Issue #47 - February 10th, 2026

In this issue:

  • Perspective: A membership can quietly weaken itself by incorporating too much choice - is this your membership?

  • Insight: Reducing choice creates alignment, lowers friction, and strengthens your operations - 5 actions to take now

  • Outlook: Why the strongest memberships never feel expensive

QUOTE OF THE WEEK

“Choice feels generous for prospects, but direction builds trust that converts.”

There’s a clear pattern I’ve seen repeat itself.

It occurs across memberships of all sizes, especially those built by thoughtful, well-intentioned operators.

As the membership grows, so does the menu.

More tiers. More options. More ways to engage.

Now, it often starts from a good place. The desire to be inclusive. To meet members where they are. To avoid excluding anyone who might benefit.

But over time, that generosity creates a different problem - one that will never show up in your dashboard or metrics.

That problem is confusion.

And confusion is expensive.

Let’s dive in.

PERSPECTIVE

When Choice Becomes a Liability For an Operator

Most operators assume that more choice equals more value.

But in practice, choice can quietly erode the value of any membership.

Prospects will hesitate because they don’t know which option is right. New members will stall because they don’t know where to start.

And existing members will disengage because nothing feels clearly prioritized.

Internally, the cost compounds like this:

  • delivery of your benefits becomes fragmented

  • your core membership messaging loses clarity

  • member support questions increase

  • you end up carrying more cognitive load than you realize

What looks like flexibility on the surface becomes misalignment and distraction underneath.

The business starts adapting to the member in every direction - rather than giving members something stable to align to.

INSIGHT

Reducing Choice Is an Act of Leadership

Strong memberships don’t ask members to figure things out for themselves.

They guide them. They remove unnecessary decisions and replace them with direction.

Here’s why that matters operationally - and how to apply it:

1. Fewer choices create faster alignment

When a prospect encounters a clear offer with a defined path, they self-select quickly. The right people lean in. The wrong people opt out.

Do this: Audit your sales page or onboarding flow. Ask: How many decisions does someone have to make before they can get started?

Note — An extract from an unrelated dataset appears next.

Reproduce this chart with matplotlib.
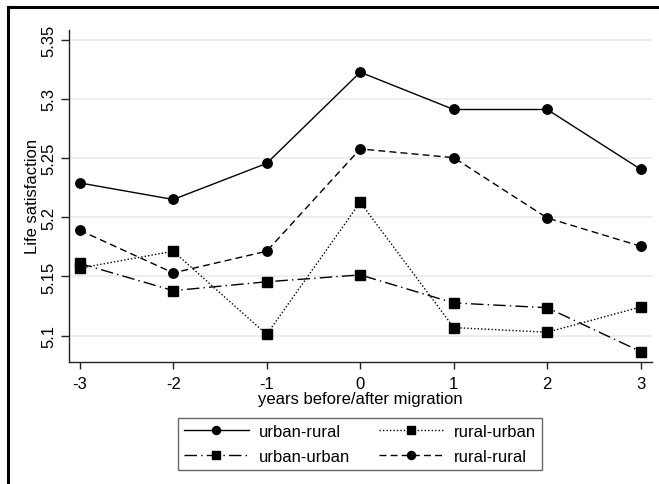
import matplotlib
matplotlib.use("Agg")
import matplotlib.pyplot as plt
from matplotlib.lines import Line2D

plt.rcParams['font.family'] = ['Liberation Sans', 'DejaVu Sans']

years = [-3, -2, -1, 0, 1, 2, 3]
urban_rural = [5.229, 5.215, 5.2455, 5.3225, 5.291, 5.291, 5.2405]
urban_urban = [5.161, 5.138, 5.1455, 5.1513, 5.1276, 5.1236, 5.0865]
rural_urban = [5.157, 5.1713, 5.101, 5.2127, 5.1068, 5.1029, 5.1242]
rural_rural = [5.189, 5.153, 5.1713, 5.2577, 5.2503, 5.1994, 5.1755]
yticks = [5.1, 5.15, 5.2, 5.25, 5.3, 5.35]
ytick_labels = ["5.1", "5.15", "5.2", "5.25", "5.3", "5.35"]

fig = plt.figure(figsize=(6.59, 4.85), dpi=100)
ax = fig.add_axes([0.1052, 0.2522, 0.989 - 0.1052, 0.9367 - 0.2522])

ms = 6.8
lw = 1.0
l1, = ax.plot(years, urban_rural, color='black', lw=lw, ls='-', marker='o', ms=ms, label='urban-rural')
l2, = ax.plot(years, urban_urban, color='black', lw=lw, ls=(0, (9, 3, 1, 3)), marker='s', ms=ms, label='urban-urban')
l3, = ax.plot(years, rural_urban, color='black', lw=lw, ls=(0, (1, 1.5)), marker='s', ms=ms, label='rural-urban')
l4, = ax.plot(years, rural_rural, color='black', lw=lw, ls=(0, (5, 3)), marker='o', ms=ms, label='rural-rural')

ax.set_xlim(-3.111, 3.118)
ax.set_ylim(5.078, 5.3584)
ax.set_xticks(years)
ax.set_xticklabels([str(y) for y in years])
ax.set_yticks(yticks)
ax.set_yticklabels(ytick_labels, rotation=90, va='center')
ax.yaxis.grid(True, color='#e4eef0', lw=1.2)
ax.set_axisbelow(True)
for s in ['top', 'right']:
    ax.spines[s].set_visible(False)
for s in ['left', 'bottom']:
    ax.spines[s].set_linewidth(1.0)
    ax.spines[s].set_color('#222222')
ax.tick_params(axis='both', labelsize=12, color='#222222', width=1.0)
ax.tick_params(axis='y', length=6, pad=3)
ax.tick_params(axis='x', length=5, pad=5)
ax.set_xlabel('years before/after migration', fontsize=12, labelpad=0)
ax.set_ylabel('Life satisfaction', fontsize=12, labelpad=1)

leg = fig.legend(handles=[l1, l2, l3, l4], loc='center', bbox_to_anchor=(0.546, 0.0830),
                 ncol=2, fontsize=12, frameon=True, fancybox=False, handlelength=3.9,
                 handletextpad=0.6, columnspacing=1.75, borderpad=0.35, labelspacing=0.62,
                 markerscale=0.85)
leg.get_frame().set_edgecolor('#444444')
leg.get_frame().set_linewidth(1.0)

# outer frame (left and top edges)
fig.add_artist(Line2D([7.5 / 659, 7.5 / 659], [0, 1 - 7.5 / 485], transform=fig.transFigure, color='black', lw=2.2))
fig.add_artist(Line2D([7.5 / 659, 1], [1 - 7.5 / 485, 1 - 7.5 / 485], transform=fig.transFigure, color='black', lw=2.2))

fig.savefig('out.png', dpi=100)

Every unnecessary choice delays commitment.

2. Direction lowers member confusion

Members don’t want to choose between ten options. They want to know what works and choose that.

Do this: Design a primary engagement path through the membership: a “default” way to engage. Make it explicit. Optional paths should exist, but they shouldn’t compete with the core experience.

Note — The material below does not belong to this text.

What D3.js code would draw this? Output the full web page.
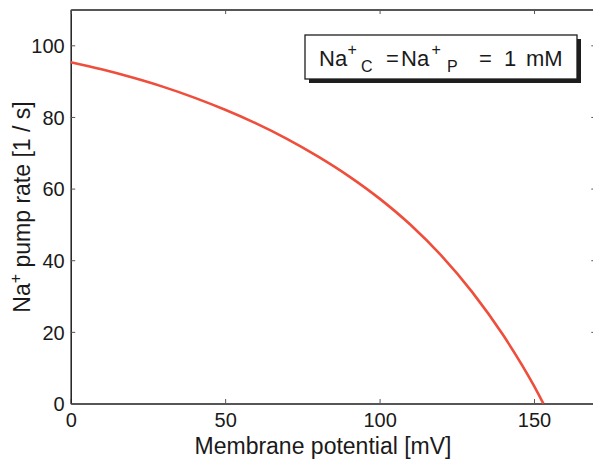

3. Constraints make delivery sustainable

Every option you offer has an operational cost: updates, maintenance, communication, support. Over time, that optionality becomes overhead.

Do this: List everything you currently support. Then ask: If we were starting today, what would we deliberately leave out?

That gap is where strategic simplification begins and where higher ROI is hiding.

4. Clear structure attracts the serious members

Paradoxically, reducing choice often increases trust. It signals that the operator knows what they’re doing - and is willing to take responsibility for the outcome.

Do this: Replace “choose your own adventure” language with “here’s how this works.”

Serious members respond to confidence, not customization.

5. Alignment beats personalization at scale

Many operators chase personalization when what they actually need is shared direction.

Do this: Focus on creating a common rhythm - what members do each week or month, before adding personalization layers. Members need to settle into the cadence your membership requires. If month-to-month benefit delivery and engagement doesn’t feel boring, you’re not ready for personalization.

Remember: Alignment first, variation second.

OUTLOOK

Decisive Memberships Win.

As the membership landscape becomes more crowded, the winners will be those that offer the clearest path to value.

Reducing choice aligns prospects faster, supports members better, and protects you from unnecessary complexity that can distract from what matters.

It turns the membership from a collection of possibilities into a coherent system.

That kind of clarity doesn’t come from incorporating every edge case.

It simply comes from leadership.

So here’s the question I’ll leave you with this week:

Where have you added choice when what your members really needed was direction?

The answer usually points straight to your next operational breakthrough.